I lived in Japan for a little over three years. My travels were always by train. I would sit in the cramped confines of one of the cars with my headphones on, right next to the window, and watch the tiny sprawl of Japan roll by. I loved the feel of the window upon my forehead, the churning of the train beneath me, the quiet in my soul. Listening to Savath and Savalas’ Folk Songs for Trains, Trees and Honey brings me back to those times.
This little jewel is an album that begs the listener to explore.
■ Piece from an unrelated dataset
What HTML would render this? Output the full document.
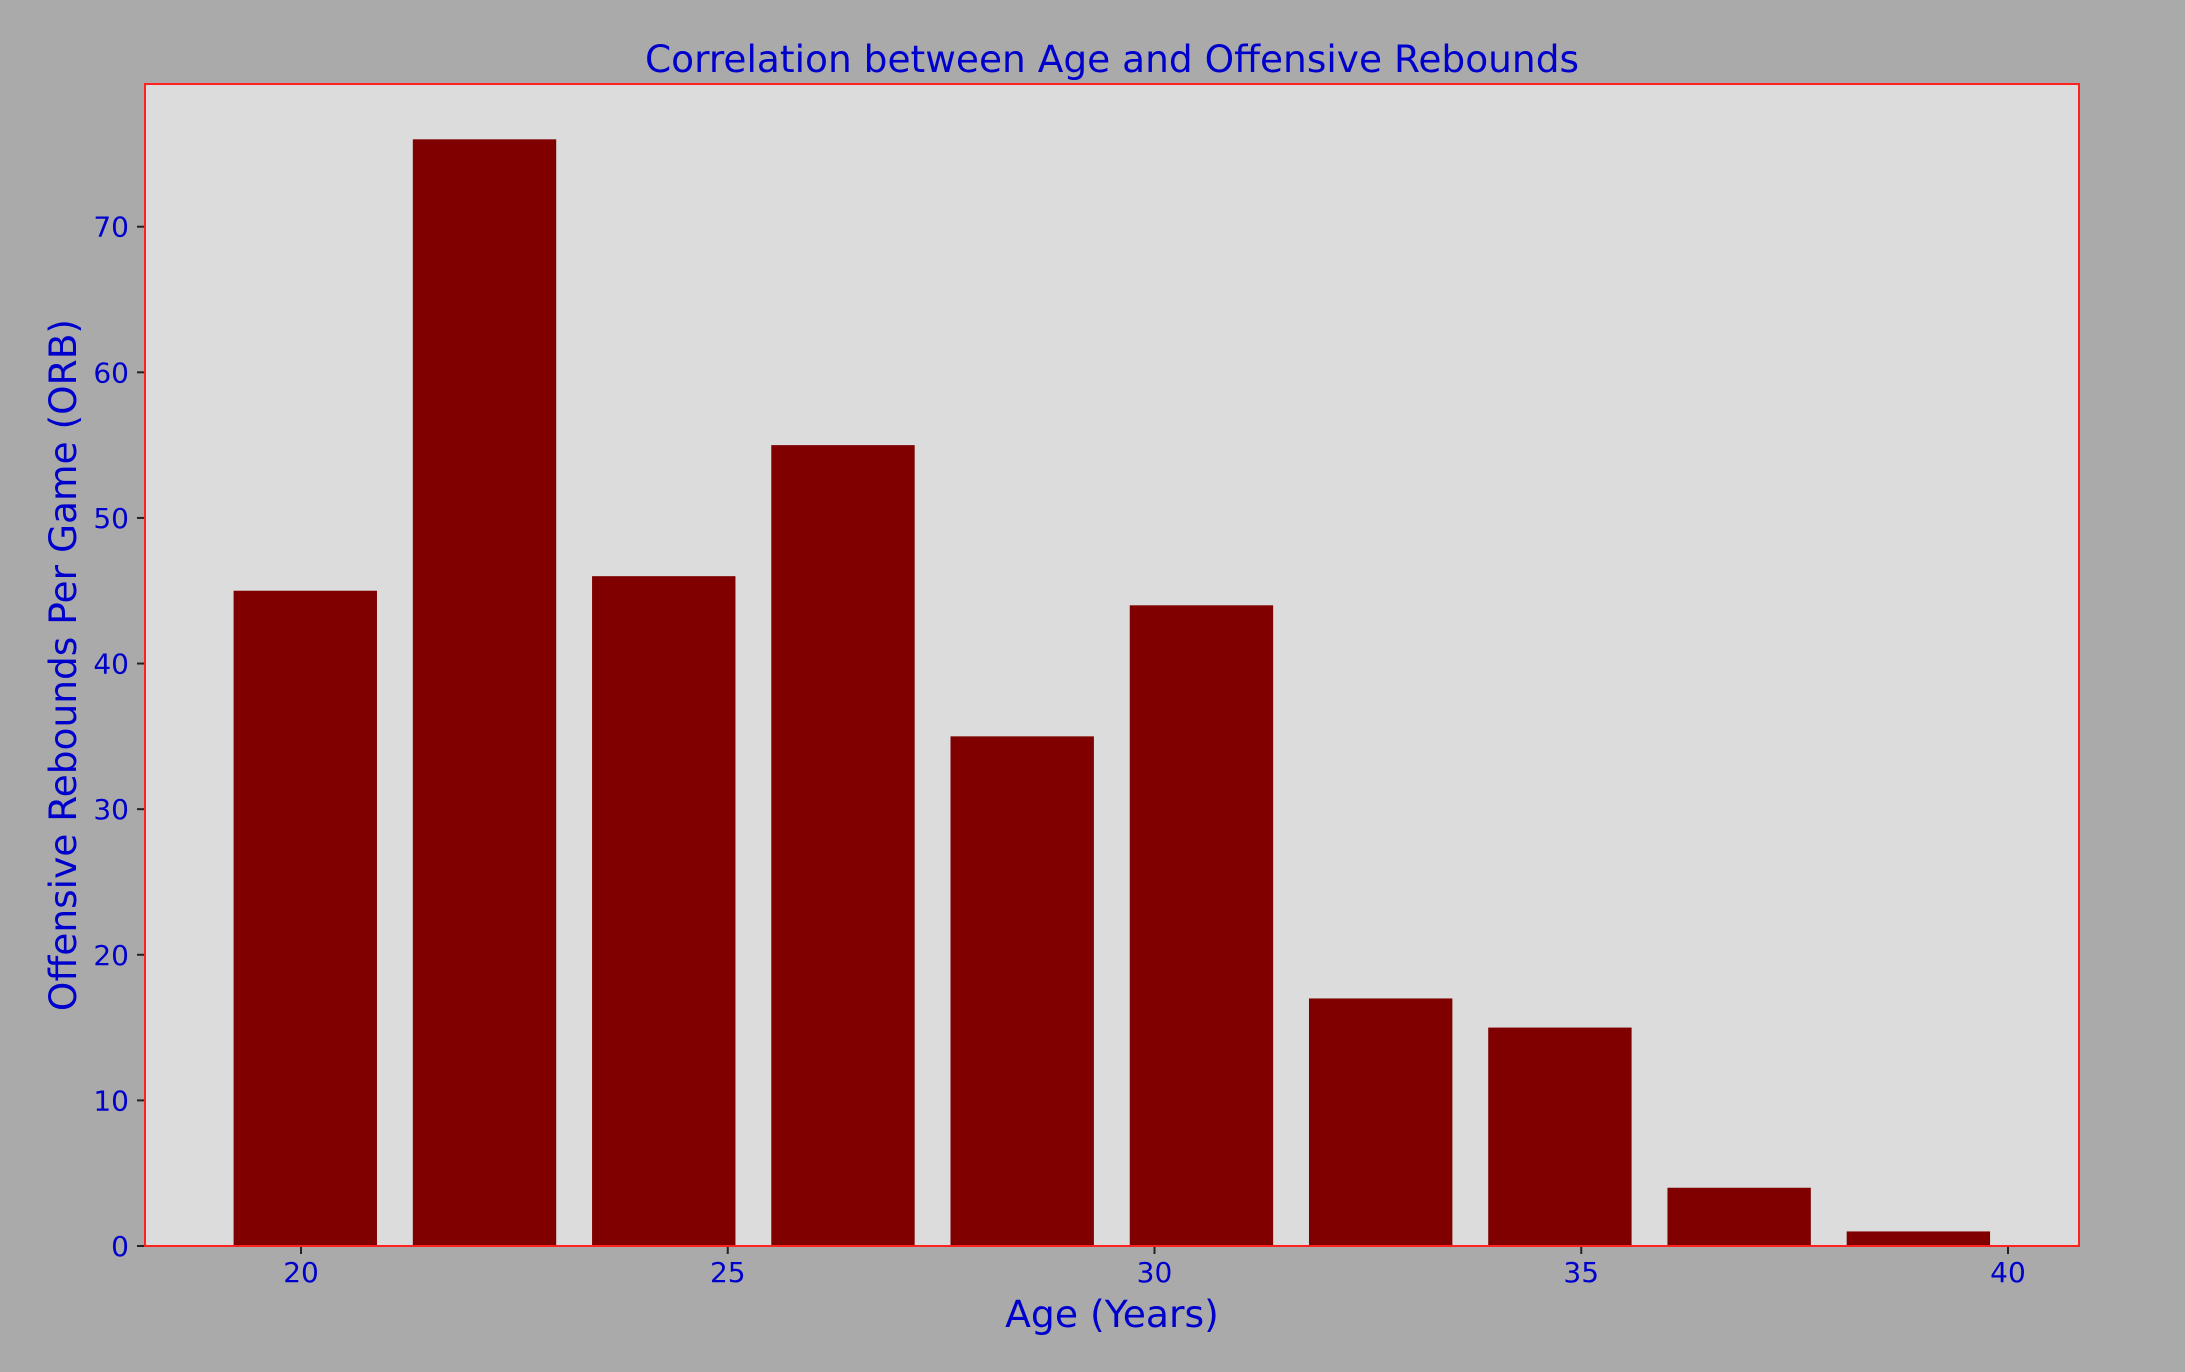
<!DOCTYPE html>
<html><head><meta charset="utf-8"><style>
html,body{margin:0;padding:0;background:#aaaaaa;}
svg{display:block;font-family:"DejaVu Sans","Liberation Sans",sans-serif;}
</style></head><body>
<svg id="chart" width="2185" height="1372" viewBox="0 0 2185 1372" xmlns="http://www.w3.org/2000/svg">
<rect x="0" y="0" width="2185" height="1372" fill="#aaaaaa"/>
<rect x="145" y="84" width="1934" height="1162" fill="#dcdcdc"/>
<g id="bars"></g>
<g id="xticks"></g>
<g id="yticks"></g>
<rect x="145" y="84" width="1934" height="1162" fill="none" stroke="#ff2020" stroke-width="2"/>
<text x="1112" y="72" font-size="37.5" fill="#0000cd" text-anchor="middle">Correlation between Age and Offensive Rebounds</text>
<text x="1112" y="1327" font-size="37.7" fill="#0000cd" text-anchor="middle">Age (Years)</text>
<text x="0" y="0" font-size="37.5" fill="#0000cd" text-anchor="middle" transform="translate(76,665) rotate(-90)">Offensive Rebounds Per Game (ORB)</text>
</svg>
<script>
const binCenters = [20.05, 22.15, 24.25, 26.35, 28.45, 30.55, 32.65, 34.75, 36.85, 38.95];
const orbValues = [45, 76, 46, 55, 35, 44, 17, 15, 4, 1];
const xTickValues = [20, 25, 30, 35, 40];
const yTickValues = [0, 10, 20, 30, 40, 50, 60, 70];
const barWidthUnits = 1.68;

const X0 = 145, X1 = 2079, Y0 = 1246, Y1 = 84;
const xMin = 18.172, xMax = 40.832, yMin = 0, yMax = 79.8;
const NS = 'http://www.w3.org/2000/svg';
function xs(v){ return X0 + (v - xMin) / (xMax - xMin) * (X1 - X0); }
function ys(v){ return Y0 - (v - yMin) / (yMax - yMin) * (Y0 - Y1); }

const bars = document.getElementById('bars');
binCenters.forEach((c, i) => {
  const r = document.createElementNS(NS, 'rect');
  const l = xs(c - barWidthUnits / 2), rr = xs(c + barWidthUnits / 2);
  r.setAttribute('x', l);
  r.setAttribute('width', rr - l);
  r.setAttribute('y', ys(orbValues[i]));
  r.setAttribute('height', ys(0) - ys(orbValues[i]));
  r.setAttribute('fill', '#800000');
  
  
  bars.appendChild(r);
});

const xt = document.getElementById('xticks');
xTickValues.forEach(v => {
  const ln = document.createElementNS(NS, 'line');
  ln.setAttribute('x1', xs(v)); ln.setAttribute('x2', xs(v));
  ln.setAttribute('y1', Y0); ln.setAttribute('y2', Y0 + 8);
  ln.setAttribute('stroke', '#222'); ln.setAttribute('stroke-width', '2');
  
  
  xt.appendChild(ln);
  const t = document.createElementNS(NS, 'text');
  t.setAttribute('x', xs(v)); t.setAttribute('y', 1282);
  t.setAttribute('font-size', '28'); t.setAttribute('fill', '#0000cd');
  t.setAttribute('text-anchor', 'middle');
  t.textContent = v;
  
  
  xt.appendChild(t);
});

const yt = document.getElementById('yticks');
yTickValues.forEach(v => {
  const ln = document.createElementNS(NS, 'line');
  ln.setAttribute('x1', X0 - 8); ln.setAttribute('x2', X0);
  ln.setAttribute('y1', ys(v)); ln.setAttribute('y2', ys(v));
  ln.setAttribute('stroke', '#222'); ln.setAttribute('stroke-width', '2');
  
  
  yt.appendChild(ln);
  const t = document.createElementNS(NS, 'text');
  t.setAttribute('x', 129); t.setAttribute('y', ys(v) + 10);
  t.setAttribute('font-size', '28'); t.setAttribute('fill', '#0000cd');
  t.setAttribute('text-anchor', 'end');
  t.textContent = v;
  
  
  yt.appendChild(t);
});
</script>
</body></html>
The opening track, “Beginning,” teases the listener with subtle bass illumination and the crotchety rasp of urbanity. The trees and honey mix nicely with the trains in “Binoculars”: the bass line is bouncy and smooth, the rhythm solid, and the static crackle rides along effortlessly. “Binoculars” makes me want to take to the nearest neighborhood sidewalk and just go, shaggy head on a swivel and taking in all the life that rests on our streets and in our back yards. Track six, “F Ride+Blues”, begins with what sounds like the lull of a neighborhood playground beckoning the music on, mothers and children interspersed between blank silence and the steady groove of bass and snare.
“Transportation Song” is by far my favorite track. The harmonics, the blustery feel of the noise, it all creates the feeling of movement, the feeling of going, and that’s exactly what I sense during the entire album-the sensation of movement, of needing to go, of needing to observe along the way. I can’t help to imagine that Savath+Savalas has walked the streets of big cities and bathed in the urban splendor of modern humanity’s own subliminal stanzas.
Scott Herren, the man behind Savath and Savalas, describes his music as “multidimensional listening” and I’m inclined to agree. After some time spent mesmerized by the lazy subtlety of his music, I would heartily recommend Folk Songs for Trains, Trees and Honey to anyone who likes to watch the world spin by outside his window and just relax. An instrumental gem not to be passed up.